How do I calculate magnetic flux?

Question

recently I've needed to buy a brushless motor, but because I couldn't find any motor with wanted characteristics, I've decided to make my own. I know that it's very precise job, but even if something goes wrong, I will enjoy just trying to construct motor. As perfectionist, first I must plan everything (if you aren't intrested in what I've already done, I suggest skipping to the end - there is my problem and question :P).

First I've tried to make a formula for calculating the number of turns on one coil (\$n\$). Maximal rotational speed in BLDC motor is the speed at which moving magnets induce voltage equal to negative voltage across the coil.

Faraday's law of induction: \$\varepsilon = -\frac{\Delta \phi}{\Delta t}\$

I have \$n\$ turns of wire, so: $$\varepsilon = -n \frac{\Delta \phi}{\Delta t}$$

In my case \$\Delta t\$ is equal to time, in which next magnet "appear" next to given coil: $$\Delta t = \frac{1}{K_{V} U m}$$ where:
\$K_{V}\$ - in my case it will be rotates per second per volt - not per minute
\$U\$ - voltage across one phase
\$m\$ - number of magnets in motor

\$\Delta \phi\$ is equal to change of magnetic flux during \$\Delta t\$. It means doubled magnetic flux of single magnet (\$\phi\$): $$\Delta \phi = 2 \phi$$

That means: $$\varepsilon = -\frac{2 \phi n}{\frac{1}{K_{V} U m}} = -2 \phi n K_{V} U m = - U_{c}$$ where:
\$U_{c} = \frac{U}{N}\$ - voltage across one coil
\$N\$ - number of coils per phase

Final effect: $$n = \frac{1}{2 \phi K_{V} N m}$$

And at this moment I need your help. When I'm trying to estimate how many turns coil should have, I need to know magnetic flux of single magnet (in my case neodymium one). In the Internet you can find tables containing properties of the materials the magnets are made of, but there isn't magnetic flux (what is understandable).
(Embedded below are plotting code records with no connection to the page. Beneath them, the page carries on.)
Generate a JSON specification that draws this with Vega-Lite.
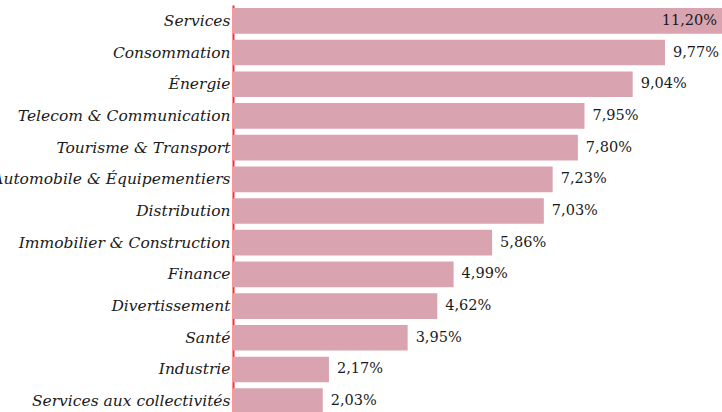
{
  "$schema": "https://vega.github.io/schema/vega-lite/v6.json",
  "autosize": {"type": "none"},
  "width": 489,
  "height": 412,
  "padding": {"left": 233, "top": 5, "right": 0, "bottom": 0},
  "background": "white",
  "config": {
    "view": {"stroke": null},
    "locale": {"number": {"decimal": ",", "thousands": " ", "grouping": [3], "currency": ["", " €"]}}
  },
  "data": {
    "values": [
      {"secteur": "Services", "part": 0.1120},
      {"secteur": "Consommation", "part": 0.0977},
      {"secteur": "Énergie", "part": 0.0904},
      {"secteur": "Telecom & Communication", "part": 0.0795},
      {"secteur": "Tourisme & Transport", "part": 0.0780},
      {"secteur": "Automobile & Équipementiers", "part": 0.0723},
      {"secteur": "Distribution", "part": 0.0703},
      {"secteur": "Immobilier & Construction", "part": 0.0586},
      {"secteur": "Finance", "part": 0.0499},
      {"secteur": "Divertissement", "part": 0.0462},
      {"secteur": "Santé", "part": 0.0395},
      {"secteur": "Industrie", "part": 0.0217},
      {"secteur": "Services aux collectivités", "part": 0.0203}
    ]
  },
  "encoding": {
    "y": {
      "field": "secteur",
      "type": "nominal",
      "sort": null,
      "scale": {"paddingInner": 0.19, "paddingOuter": 0.095},
      "axis": {
        "title": null,
        "ticks": false,
        "domainColor": "#ff2a2a",
        "domainWidth": 2,
        "labelFont": "DejaVu Serif",
        "labelFontStyle": "italic",
        "labelFontSize": 15.5,
        "labelColor": "#1a1a1a",
        "labelPadding": 3,
        "labelLimit": 0
      }
    },
    "x": {
      "field": "part",
      "type": "quantitative",
      "scale": {"domain": [0, 0.1106], "clamp": true, "nice": false, "zero": true},
      "axis": null
    }
  },
  "layer": [
    {"mark": {"type": "bar", "color": "#d9a3af", "clip": true}},
    {
      "transform": [{"filter": "datum.part < 0.105"}],
      "mark": {"type": "text", "align": "left", "baseline": "middle", "dx": 8, "font": "DejaVu Serif", "fontSize": 14.5, "color": "#1a1a1a"},
      "encoding": {"text": {"field": "part", "type": "quantitative", "format": ".2%"}}
    },
    {
      "transform": [{"filter": "datum.part >= 0.105"}],
      "mark": {"type": "text", "align": "right", "baseline": "middle", "dx": -5, "font": "DejaVu Serif", "fontSize": 14.5, "color": "#1a1a1a"},
      "encoding": {"text": {"field": "part", "type": "quantitative", "format": ".2%"}}
    }
  ]
}
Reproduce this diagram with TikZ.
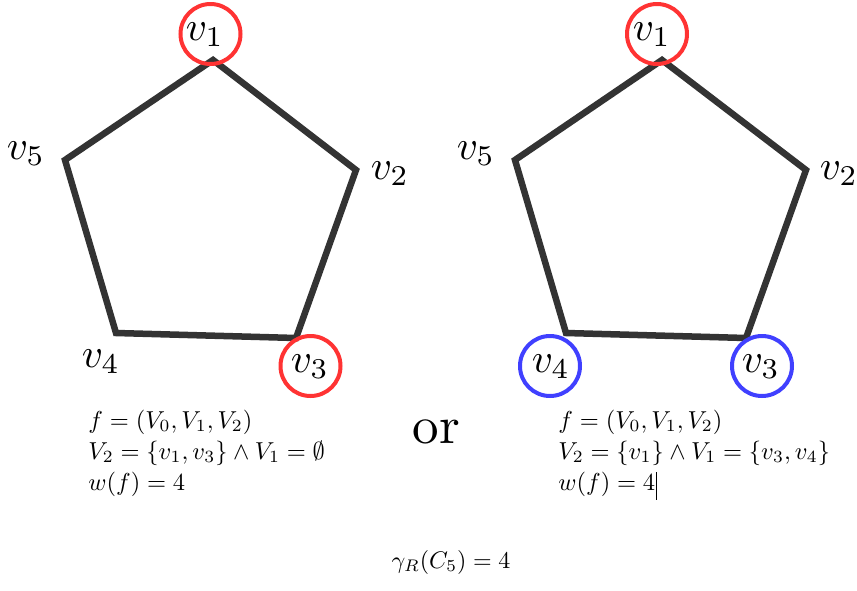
\documentclass[tikz,border=0pt]{standalone}
\usepackage{amssymb}
\begin{document}
\begin{tikzpicture}[x=1pt,y=-1pt,
  edge/.style={line width=6.5pt,draw=black!80,line join=miter},
  ring/.style={circle,line width=4pt,inner sep=0pt,minimum size=60pt},
  redc/.style={ring,draw=red!80!white},
  bluec/.style={ring,draw=blue!75!white},
  vlab/.style={inner sep=0pt,scale=4.1},
  formula/.style={anchor=base west,inner sep=0pt,scale=2.45},
]
\useasboundingbox (0,0) rectangle (857,590);
% left pentagon
\coordinate (a1) at (213,60);
\coordinate (a2) at (356,170);
\coordinate (a3) at (296,338);
\coordinate (a4) at (116,333);
\coordinate (a5) at (65,160);
\draw[edge] (a1) -- (a2) -- (a3) -- (a4) -- (a5) -- cycle;
% right pentagon
\coordinate (b1) at (662,60);
\coordinate (b2) at (806,170);
\coordinate (b3) at (746,338);
\coordinate (b4) at (566,333);
\coordinate (b5) at (515,160);
\draw[edge] (b1) -- (b2) -- (b3) -- (b4) -- (b5) -- cycle;
% circles
\node[redc] (ca1) at (210.5,34) {};
\node[redc] (ca3) at (310.5,366) {};
\node[redc] (cb1) at (657,34) {};
\node[bluec] (cb4) at (550,366) {};
\node[bluec] (cb3) at (762,366) {};
% labels
\node[vlab] (la1) at (205,35) {$v_1$};
\node[vlab] (la2) at (390,174) {$v_2$};
\node[vlab] (la3) at (310,367) {$v_3$};
\node[vlab] (la4) at (101,362) {$v_4$};
\node[vlab] (la5) at (26,154) {$v_5$};
\node[vlab] (lb1) at (652,35) {$v_1$};
\node[vlab] (lb2) at (839,174) {$v_2$};
\node[vlab] (lb3) at (761,367) {$v_3$};
\node[vlab] (lb4) at (551,367) {$v_4$};
\node[vlab] (lb5) at (476,154) {$v_5$};
% formulas
\node[formula] (fa1) at (88,428) {$f=(V_0,V_1,V_2)$};
\node[formula] (fa2) at (88,459) {$V_2=\{v_1,v_3\}\wedge V_1=\emptyset$};
\node[formula] (fa3) at (88,490) {$w(f)=4$};
\node[formula] (fb1) at (558,428) {$f=(V_0,V_1,V_2)$};
\node[formula] (fb2) at (558,459) {$V_2=\{v_1\}\wedge V_1=\{v_3,v_4\}$};
\node[formula] (fb3) at (558,490) {$w(f)=4$};
\coordinate (cur) at ([xshift=1pt]fb3.base east);
\draw[line width=1pt] ([yshift=18pt]cur) -- ([yshift=-10pt]cur);
\node[inner sep=0pt,scale=5.3] (or) at (436.5,432) {or};
\node[anchor=base,inner sep=0pt,scale=2.4] (gam) at (451,568) {$\gamma_R(C_5)=4$};
\end{tikzpicture}
\end{document}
My question is: is it possible (if yes, how?) to calculate magnetic flux of magnet with given dimensions, knowing remanence, coercivity and "energy density" (the product of B and H) of material the magnet is made of?

Sorry for all my English mistakes and thanks for answers.

Answer 1

That link you provided, 'tables' gives nice curves of B and H for their various materials, along with 'load lines' for the demagnetising force.

You can use an equivalent of 'ohms law' to find the field. Think of the magnet as a battery, a source of H. The terminal current will be B, as B rises, the H will fall as a result of its internal 'impedance' (reluctance). It is H that forces a field through materials between the magnet faces.

To a first approximation, all of the H will be 'dropped' across your high reluctance air-gap. In comparison, the iron pole pieces have negligible reluctance.

The curves already have a load line drawn on them. The flux and H field will be at the intersection of the load line, and the magnet loop. I suspect the load line labels are normalised to the magnet length, check with that supplier, I'm not going to devote the time to investigation. You have to make sure you understand what normalisation has been used with any set of graphs. If that's the case, and for the example of N35 material (just the first one on the list), you see the 1.0 line, which means an airgap of length equal to the magnet length, it intersects the curve at 1.1T (20C line). If you halve the airgap (2.0 line), you get only 1.15T, if you double the airgap (0.5 line), you drop to 0.6T.

Obviously the reluctance of the iron pole pieces will lower the field very slightly, and the reluctance of any inadvertent airgaps between magnet and pole pieces will lower the field a lot.

Also obviously, there is such a range of motors available, that getting one of the next size up from your 'unique' specifications will be far cheaper, faster and more efficient than rolling your own. However, as a learning and machining exercise, go for it!